• [Task description]:
Copy the data below exactly.

• [Data section]:
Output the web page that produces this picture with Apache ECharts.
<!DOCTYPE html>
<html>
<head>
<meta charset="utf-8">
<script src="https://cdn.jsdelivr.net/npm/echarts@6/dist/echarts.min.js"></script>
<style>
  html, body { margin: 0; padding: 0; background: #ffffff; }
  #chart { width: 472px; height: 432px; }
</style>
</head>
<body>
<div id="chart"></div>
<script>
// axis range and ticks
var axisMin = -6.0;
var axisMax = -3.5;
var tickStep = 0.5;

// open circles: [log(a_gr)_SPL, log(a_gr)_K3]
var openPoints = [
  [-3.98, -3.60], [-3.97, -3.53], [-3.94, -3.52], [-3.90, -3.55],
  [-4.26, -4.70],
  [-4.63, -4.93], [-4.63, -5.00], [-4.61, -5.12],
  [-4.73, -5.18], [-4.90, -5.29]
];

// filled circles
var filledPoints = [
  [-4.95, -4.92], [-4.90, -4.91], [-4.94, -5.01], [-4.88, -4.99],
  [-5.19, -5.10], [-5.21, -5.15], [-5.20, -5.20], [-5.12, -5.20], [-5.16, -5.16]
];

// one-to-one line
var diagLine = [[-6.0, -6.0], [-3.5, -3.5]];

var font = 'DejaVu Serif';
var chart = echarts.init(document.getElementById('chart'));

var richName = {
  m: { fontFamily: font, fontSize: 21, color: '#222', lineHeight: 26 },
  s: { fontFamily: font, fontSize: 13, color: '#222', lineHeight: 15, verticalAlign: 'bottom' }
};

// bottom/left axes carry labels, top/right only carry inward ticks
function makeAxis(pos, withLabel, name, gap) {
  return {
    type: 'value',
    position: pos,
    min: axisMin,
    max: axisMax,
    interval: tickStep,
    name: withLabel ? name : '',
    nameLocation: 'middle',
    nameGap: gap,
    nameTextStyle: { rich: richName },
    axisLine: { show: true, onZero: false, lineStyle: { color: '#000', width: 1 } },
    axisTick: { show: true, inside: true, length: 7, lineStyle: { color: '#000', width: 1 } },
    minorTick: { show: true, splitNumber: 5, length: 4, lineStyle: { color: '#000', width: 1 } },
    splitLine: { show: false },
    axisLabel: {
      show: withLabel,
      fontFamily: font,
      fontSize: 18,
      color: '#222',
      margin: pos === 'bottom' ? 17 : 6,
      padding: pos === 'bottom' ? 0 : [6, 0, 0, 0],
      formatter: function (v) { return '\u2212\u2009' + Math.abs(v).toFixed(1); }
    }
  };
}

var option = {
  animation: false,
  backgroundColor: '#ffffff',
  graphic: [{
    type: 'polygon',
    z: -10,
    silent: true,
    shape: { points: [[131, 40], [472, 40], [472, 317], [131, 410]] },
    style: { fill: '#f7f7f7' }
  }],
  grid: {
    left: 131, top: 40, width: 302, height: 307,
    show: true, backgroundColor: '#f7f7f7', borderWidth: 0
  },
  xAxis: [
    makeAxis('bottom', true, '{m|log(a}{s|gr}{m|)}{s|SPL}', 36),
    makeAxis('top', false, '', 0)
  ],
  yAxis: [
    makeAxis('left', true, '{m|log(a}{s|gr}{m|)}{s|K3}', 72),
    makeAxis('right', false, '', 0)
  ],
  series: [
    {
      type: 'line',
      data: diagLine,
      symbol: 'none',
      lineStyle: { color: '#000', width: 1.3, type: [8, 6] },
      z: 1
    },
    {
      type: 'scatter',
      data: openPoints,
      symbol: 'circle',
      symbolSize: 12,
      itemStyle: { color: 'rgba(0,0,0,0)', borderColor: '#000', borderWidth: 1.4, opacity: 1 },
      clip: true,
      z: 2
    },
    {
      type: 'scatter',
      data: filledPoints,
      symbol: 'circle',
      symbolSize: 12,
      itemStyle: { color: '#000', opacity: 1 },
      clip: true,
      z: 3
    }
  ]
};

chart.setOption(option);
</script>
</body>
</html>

• [Response below]:
Output the web page that produces this picture with Apache ECharts.
<!DOCTYPE html>
<html>
<head>
<meta charset="utf-8">
<script src="https://cdn.jsdelivr.net/npm/echarts@6/dist/echarts.min.js"></script>
<style>
  html, body { margin: 0; padding: 0; background: #ffffff; }
  #chart { width: 472px; height: 432px; }
</style>
</head>
<body>
<div id="chart"></div>
<script>
// axis range and ticks
var axisMin = -6.0;
var axisMax = -3.5;
var tickStep = 0.5;

// open circles: [log(a_gr)_SPL, log(a_gr)_K3]
var openPoints = [
  [-3.98, -3.60], [-3.97, -3.53], [-3.94, -3.52], [-3.90, -3.55],
  [-4.26, -4.70],
  [-4.63, -4.93], [-4.63, -5.00], [-4.61, -5.12],
  [-4.73, -5.18], [-4.90, -5.29]
];

// filled circles
var filledPoints = [
  [-4.95, -4.92], [-4.90, -4.91], [-4.94, -5.01], [-4.88, -4.99],
  [-5.19, -5.10], [-5.21, -5.15], [-5.20, -5.20], [-5.12, -5.20], [-5.16, -5.16]
];

// one-to-one line
var diagLine = [[-6.0, -6.0], [-3.5, -3.5]];

var font = 'DejaVu Serif';
var chart = echarts.init(document.getElementById('chart'));

var richName = {
  m: { fontFamily: font, fontSize: 21, color: '#222', lineHeight: 26 },
  s: { fontFamily: font, fontSize: 13, color: '#222', lineHeight: 15, verticalAlign: 'bottom' }
};

// bottom/left axes carry labels, top/right only carry inward ticks
function makeAxis(pos, withLabel, name, gap) {
  return {
    type: 'value',
    position: pos,
    min: axisMin,
    max: axisMax,
    interval: tickStep,
    name: withLabel ? name : '',
    nameLocation: 'middle',
    nameGap: gap,
    nameTextStyle: { rich: richName },
    axisLine: { show: true, onZero: false, lineStyle: { color: '#000', width: 1 } },
    axisTick: { show: true, inside: true, length: 7, lineStyle: { color: '#000', width: 1 } },
    minorTick: { show: true, splitNumber: 5, length: 4, lineStyle: { color: '#000', width: 1 } },
    splitLine: { show: false },
    axisLabel: {
      show: withLabel,
      fontFamily: font,
      fontSize: 18,
      color: '#222',
      margin: pos === 'bottom' ? 17 : 6,
      padding: pos === 'bottom' ? 0 : [6, 0, 0, 0],
      formatter: function (v) { return '\u2212\u2009' + Math.abs(v).toFixed(1); }
    }
  };
}

var option = {
  animation: false,
  backgroundColor: '#ffffff',
  graphic: [{
    type: 'polygon',
    z: -10,
    silent: true,
    shape: { points: [[131, 40], [472, 40], [472, 317], [131, 410]] },
    style: { fill: '#f7f7f7' }
  }],
  grid: {
    left: 131, top: 40, width: 302, height: 307,
    show: true, backgroundColor: '#f7f7f7', borderWidth: 0
  },
  xAxis: [
    makeAxis('bottom', true, '{m|log(a}{s|gr}{m|)}{s|SPL}', 36),
    makeAxis('top', false, '', 0)
  ],
  yAxis: [
    makeAxis('left', true, '{m|log(a}{s|gr}{m|)}{s|K3}', 72),
    makeAxis('right', false, '', 0)
  ],
  series: [
    {
      type: 'line',
      data: diagLine,
      symbol: 'none',
      lineStyle: { color: '#000', width: 1.3, type: [8, 6] },
      z: 1
    },
    {
      type: 'scatter',
      data: openPoints,
      symbol: 'circle',
      symbolSize: 12,
      itemStyle: { color: 'rgba(0,0,0,0)', borderColor: '#000', borderWidth: 1.4, opacity: 1 },
      clip: true,
      z: 2
    },
    {
      type: 'scatter',
      data: filledPoints,
      symbol: 'circle',
      symbolSize: 12,
      itemStyle: { color: '#000', opacity: 1 },
      clip: true,
      z: 3
    }
  ]
};

chart.setOption(option);
</script>
</body>
</html>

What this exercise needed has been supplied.